Aurora still only has one writer but you can add up to 15 readers to one single cluster, because storage layer is shared between writer and readers, the replica lag is minimized in most of the cases :-)

Those are enough good words, what I really want to share in this post are the issues we met with Aurora, some of them got solved eventually but some of them are ongoing.

Metadata Corruption

This happened short after we moved to Aurora and were doing our first Aurora maintenance - upgrade Aurora version.

And tragically we found out, after we shutdown Aurora to restart it, it couldn’t standup anymore!

It took AWS and us quite some time to find out, this tragic was due to an ALTER TABLE statements we did before that corrupted the metadata written to the storage layer. The cluster was healthy before the restart because Aurora caches everything in its memory and didn’t load the corrupted metadata until a restart was initiated.

It is really an edge case but we are unfortunate enough to hit. AWS later fixed this in Aurora 1.15, the fix is described as

Fixed InnoDB metadata inconsistency during ALTER TABLE RENAME query which improved stability. Example: When columns of table t1(c1, c2) are renamed cyclically to t1(c2,c3) within the same ALTER statement.

Replica Restarts

As I mentioned and Auora proud of itself, writer and readers are sharing one distributed storage layer and writer is only passing page caches to readers which significantly reduces the IO between instances thus Aurora can provide much better write and read performance than traditional MySQL.

This characteristic of Aurora gives the readers an advantage that when they see a hugh replication lag, they can restart to recover. Because no data is passed from master, everything is in the storage layer, if a reader ever sees a 100 seconds replication lag, there must be something wrong by itself and the quickest way to recover itself, according to Aurora, is restart…

This reader auto recovery mechanism has been torturing us. When our writer workload went really high, readers restart because it couldn’t tell if it’s something wrong in themselves or it’s because writer failed to pass the freaking page caches in time. To be honest, neither do we.

Because AWS couldn’t figure out why their readers keep restarting, our services have to be more fault tolerant.
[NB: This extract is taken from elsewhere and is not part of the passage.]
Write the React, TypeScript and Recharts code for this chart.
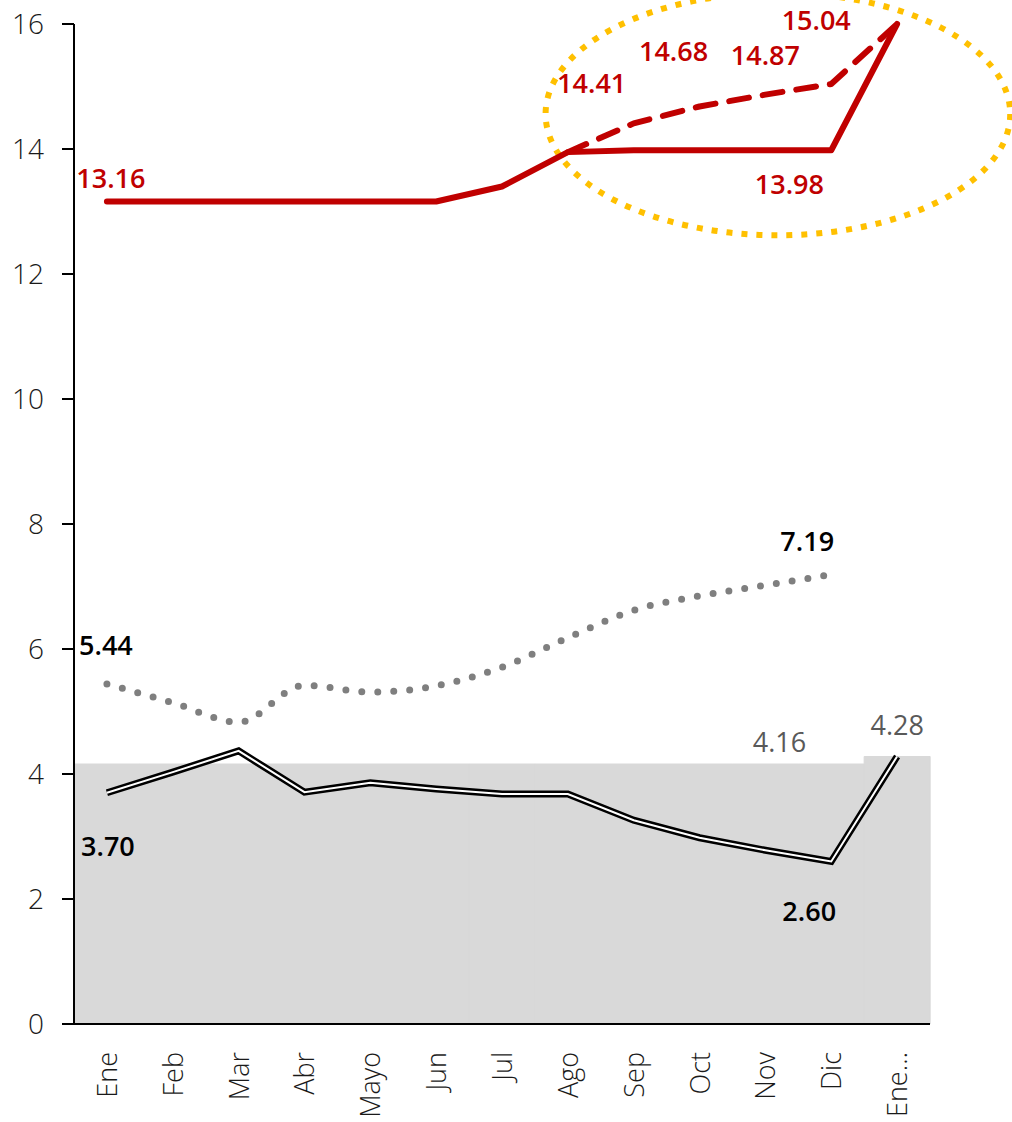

So queries will be retried automatically when we found high replication lag and receive an connection error from Aurora. Circuit breaker wraps the connection so it won’t cause catastrophic damages, writer needs to slow down a bit when this happens etc.
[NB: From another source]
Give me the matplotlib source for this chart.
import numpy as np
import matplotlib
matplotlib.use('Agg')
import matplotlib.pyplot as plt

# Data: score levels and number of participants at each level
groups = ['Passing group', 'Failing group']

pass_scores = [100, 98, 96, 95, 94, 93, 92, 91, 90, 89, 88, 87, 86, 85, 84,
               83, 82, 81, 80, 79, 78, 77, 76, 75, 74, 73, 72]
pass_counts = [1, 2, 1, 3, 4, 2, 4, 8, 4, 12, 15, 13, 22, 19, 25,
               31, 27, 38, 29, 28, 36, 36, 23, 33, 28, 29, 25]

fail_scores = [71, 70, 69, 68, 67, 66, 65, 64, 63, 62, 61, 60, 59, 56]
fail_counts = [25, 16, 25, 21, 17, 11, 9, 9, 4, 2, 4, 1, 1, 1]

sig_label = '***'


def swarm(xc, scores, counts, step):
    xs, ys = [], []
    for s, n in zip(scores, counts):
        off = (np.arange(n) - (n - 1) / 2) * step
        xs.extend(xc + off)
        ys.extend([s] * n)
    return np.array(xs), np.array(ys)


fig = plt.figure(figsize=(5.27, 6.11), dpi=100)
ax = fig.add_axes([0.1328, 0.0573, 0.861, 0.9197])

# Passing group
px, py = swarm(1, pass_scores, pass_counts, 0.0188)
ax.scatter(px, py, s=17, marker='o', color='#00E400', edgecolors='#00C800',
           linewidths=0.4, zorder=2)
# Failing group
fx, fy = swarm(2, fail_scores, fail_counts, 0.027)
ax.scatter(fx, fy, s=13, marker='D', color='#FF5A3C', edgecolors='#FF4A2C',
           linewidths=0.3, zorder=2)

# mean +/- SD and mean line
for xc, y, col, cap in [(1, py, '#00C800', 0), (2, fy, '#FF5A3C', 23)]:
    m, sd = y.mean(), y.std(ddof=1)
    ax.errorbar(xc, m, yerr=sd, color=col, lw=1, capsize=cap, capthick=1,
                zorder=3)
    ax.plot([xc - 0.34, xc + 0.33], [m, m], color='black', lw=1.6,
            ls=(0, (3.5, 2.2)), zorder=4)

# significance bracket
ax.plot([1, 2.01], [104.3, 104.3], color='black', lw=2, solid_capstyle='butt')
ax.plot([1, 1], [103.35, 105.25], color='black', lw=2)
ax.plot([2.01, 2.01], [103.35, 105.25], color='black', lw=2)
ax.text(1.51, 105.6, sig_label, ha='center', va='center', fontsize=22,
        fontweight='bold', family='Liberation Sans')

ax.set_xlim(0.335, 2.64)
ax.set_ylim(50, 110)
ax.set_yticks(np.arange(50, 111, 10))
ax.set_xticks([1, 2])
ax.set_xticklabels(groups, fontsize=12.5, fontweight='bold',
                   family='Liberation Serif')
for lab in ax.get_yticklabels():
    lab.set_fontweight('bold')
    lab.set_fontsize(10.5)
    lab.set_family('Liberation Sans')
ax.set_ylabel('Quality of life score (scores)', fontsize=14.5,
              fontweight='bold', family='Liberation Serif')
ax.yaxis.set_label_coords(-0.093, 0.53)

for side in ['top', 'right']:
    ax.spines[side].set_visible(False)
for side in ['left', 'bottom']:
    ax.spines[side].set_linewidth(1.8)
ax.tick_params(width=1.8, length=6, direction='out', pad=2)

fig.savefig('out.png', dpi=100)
Reader Endpoint Load Balancing

Aurora provides a reader endpoint which helps you balance the load to its reader instances, it behaves like a TCP ELB which probably really is what it is. It works very well in the ideal cases, load came, load balanced, load returned. Easy job, isn’t it?

But the fact that readers can restart broke the idealism. MySQL connections are persistent and clearly reader endpoing (ELB) balances the workload in a request based basis, so it will not dispatch requests to the newly restarted instances for quite sometime because clients still hold connections to other instances and it won’t create new connections until it reaches the limit of the connection pool so no load can actually be balanced by the ELB!
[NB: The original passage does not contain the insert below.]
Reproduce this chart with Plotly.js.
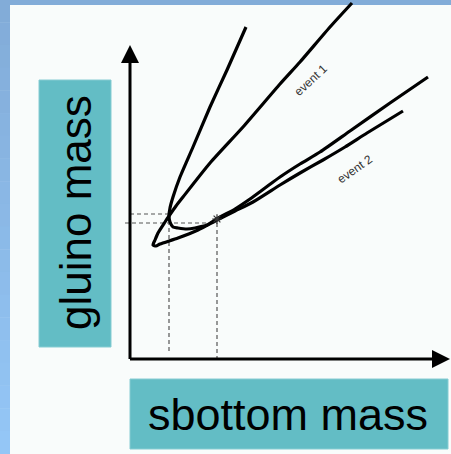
<!DOCTYPE html>
<html>
<head>
<meta charset="utf-8">
<script src="https://cdn.plot.ly/plotly-3.0.1.min.js"></script>
<style>html,body{margin:0;padding:0;background:#f9fcfb;}#chart{width:451px;height:454px;}</style>
</head>
<body>
<div id="chart"></div>
<script>
// Curve for event 1 (sbottom mass, gluino mass) in arbitrary units
const event1X = [116, 97, 80, 63, 50, 43, 40, 39, 40, 43, 48, 57, 65, 77, 85, 92, 105, 120, 135, 150, 170, 190, 220, 260, 298];
const event1Y = [332, 289, 252, 212, 182, 162, 151, 143, 137, 132, 131, 130, 131, 134, 139, 143, 150, 160, 171, 182, 195, 207, 228, 256, 282];
// Curve for event 2
const event2X = [222, 200, 170, 150, 113, 80, 53, 46, 39, 35, 28, 25, 23, 26, 30, 48, 68, 87, 105, 123, 150, 170, 193, 215, 237, 273];
const event2Y = [356, 332, 297, 275, 232, 196, 162, 153, 143, 137, 126, 119, 114, 113, 115, 121, 129, 139, 148, 157, 174, 186, 199, 212, 226, 248];
// Intersection points of the two curves
const crossX = [39, 87];
const crossY = [145, 136];
const crossMarkX = [87];
const crossMarkY = [140];
// Axis extents
const xAxisEnd = 320;
const yAxisEnd = 314;
// Labels
const curveLabels = ["event 1", "event 2"];
const xLabel = "sbottom mass";
const yLabel = "gluino mass";

const dash = {color: '#555', width: 1.2, dash: '4px,3px'};
const traces = [
  {x: [0, crossX[0]], y: [crossY[0], crossY[0]], mode: 'lines', line: dash, hoverinfo: 'skip'},
  {x: [crossX[0], crossX[0]], y: [crossY[0], 6], mode: 'lines', line: dash, hoverinfo: 'skip'},
  {x: [-5, crossX[1]], y: [crossY[1], crossY[1]], mode: 'lines', line: dash, hoverinfo: 'skip'},
  {x: [crossX[1], crossX[1]], y: [crossY[1], -3], mode: 'lines', line: dash, hoverinfo: 'skip'},
  {x: event1X, y: event1Y, mode: 'lines', line: {color: '#000', width: 3.2, shape: 'spline', smoothing: 0.6}, name: curveLabels[0]},
  {x: event2X, y: event2Y, mode: 'lines', line: {color: '#000', width: 3.2, shape: 'spline', smoothing: 0.6}, name: curveLabels[1]},
  {x: crossMarkX, y: crossMarkY, mode: 'markers', marker: {symbol: 'asterisk-open', size: 8, color: '#333', line: {width: 1.2, color: '#333'}}, hoverinfo: 'skip'}
];

// Frame: top strip and left gradient strip
const shapes = [
  {type: 'rect', xref: 'paper', yref: 'paper', x0: 0, x1: 1, y0: 1 - 5/454, y1: 1, fillcolor: '#82acd8', line: {width: 0}, layer: 'below'}
];
const nSteps = 20;
for (let i = 0; i < nSteps; i++) {
  const t = i / (nSteps - 1);
  const r = Math.round(0x82 + t * (0x94 - 0x82));
  const g = Math.round(0xac + t * (0xc6 - 0xac));
  const b = Math.round(0xd8 + t * (0xf6 - 0xd8));
  shapes.push({type: 'rect', xref: 'paper', yref: 'paper', x0: 0, x1: 10/451,
    y0: 1 - (i + 1) / nSteps, y1: 1 - i / nSteps + 0.001,
    fillcolor: `rgb(${r},${g},${b})`, line: {width: 0}, layer: 'below'});
}
// Label boxes
shapes.push({type: 'rect', xref: 'x', yref: 'y', x0: -91, x1: -19, y0: 12, y1: 279, fillcolor: '#63bdc5', line: {color: '#86ccd2', width: 1}, layer: 'below'});
shapes.push({type: 'rect', xref: 'x', yref: 'y', x0: 0, x1: 318, y0: -90, y1: -20, fillcolor: '#63bdc5', line: {color: '#86ccd2', width: 1}, layer: 'below'});

const annotations = [
  {x: 0, y: yAxisEnd, ax: 0, ay: -1.5, xref: 'x', yref: 'y', axref: 'x', ayref: 'y', text: '', showarrow: true, arrowhead: 2, arrowsize: 1.2, arrowwidth: 3, arrowcolor: '#000', standoff: 0},
  {x: xAxisEnd, y: 0, ax: -1.5, ay: 0, xref: 'x', yref: 'y', axref: 'x', ayref: 'y', text: '', showarrow: true, arrowhead: 2, arrowsize: 1.2, arrowwidth: 3, arrowcolor: '#000', standoff: 0},
  {x: -55, y: 146, xref: 'x', yref: 'y', text: yLabel, showarrow: false, textangle: -90, font: {family: 'Liberation Sans, Arial, sans-serif', size: 44, color: '#000'}},
  {x: 158, y: -55, xref: 'x', yref: 'y', text: xLabel, showarrow: false, font: {family: 'Liberation Sans, Arial, sans-serif', size: 45, color: '#000'}},
  {x: 181, y: 279, xref: 'x', yref: 'y', text: curveLabels[0], showarrow: false, textangle: -43, font: {family: 'Liberation Sans, Arial, sans-serif', size: 12, color: '#333'}},
  {x: 225, y: 190, xref: 'x', yref: 'y', text: curveLabels[1], showarrow: false, textangle: -35, font: {family: 'Liberation Sans, Arial, sans-serif', size: 12, color: '#333'}}
];

const layout = {
  width: 451, height: 454,
  margin: {l: 0, r: 0, t: 0, b: 0},
  paper_bgcolor: '#f9fcfb', plot_bgcolor: 'rgba(0,0,0,0)',
  showlegend: false,
  xaxis: {range: [-130, 321], visible: false, fixedrange: true},
  yaxis: {range: [-95, 359], visible: false, fixedrange: true},
  shapes: shapes,
  annotations: annotations
};
Plotly.newPlot('chart', traces, layout, {displayModeBar: false, staticPlot: true});
</script>
</body>
</html>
So we have to force timeout Aurora connections from client side periodically, basically refresh the connection to reader instances to ensure the load will be balanced.

If you are not familiar with it, Go’s sql package has a function SetConnMaxLifetime could help you with it.

Query Performance

OK, this is something really interesting. The tables we have in Aurora are quite large and that’s the main reason we moved from RDS MySQL to Aurora, however, we haven’t deleted the old table in RDS MySQL yet just for the sake of safety guard. And we have a particular query pattern which behaves very well in RDS MySQL but poorly in Aurora which is quite surprising because Aurora claims it has much better performance and in most of the cases it does.

I can’t share too much about the query itself here but it contains an IN clause and a time range constraint, for some reasons Aurora keeps choosing the wrong index for this query and we are planning to modify the value of innodb_persistent_stats_sample_pages then see if it helps Aurora to figure better indexes, this is still a work in progress and I will try to share the optimization results later in the blog.

In summary, Aurora is good product and I think we will keep using it, I just hope AWS will give enough and long-lasting support to it because it is still a young database and needs lots of improvements.

And finally, I hope AWS will announce Aurora launching in Singapore during reInvent, we have been using it in Mumbai from Singapore for quite some time and the latency penalty is not just a bit :-(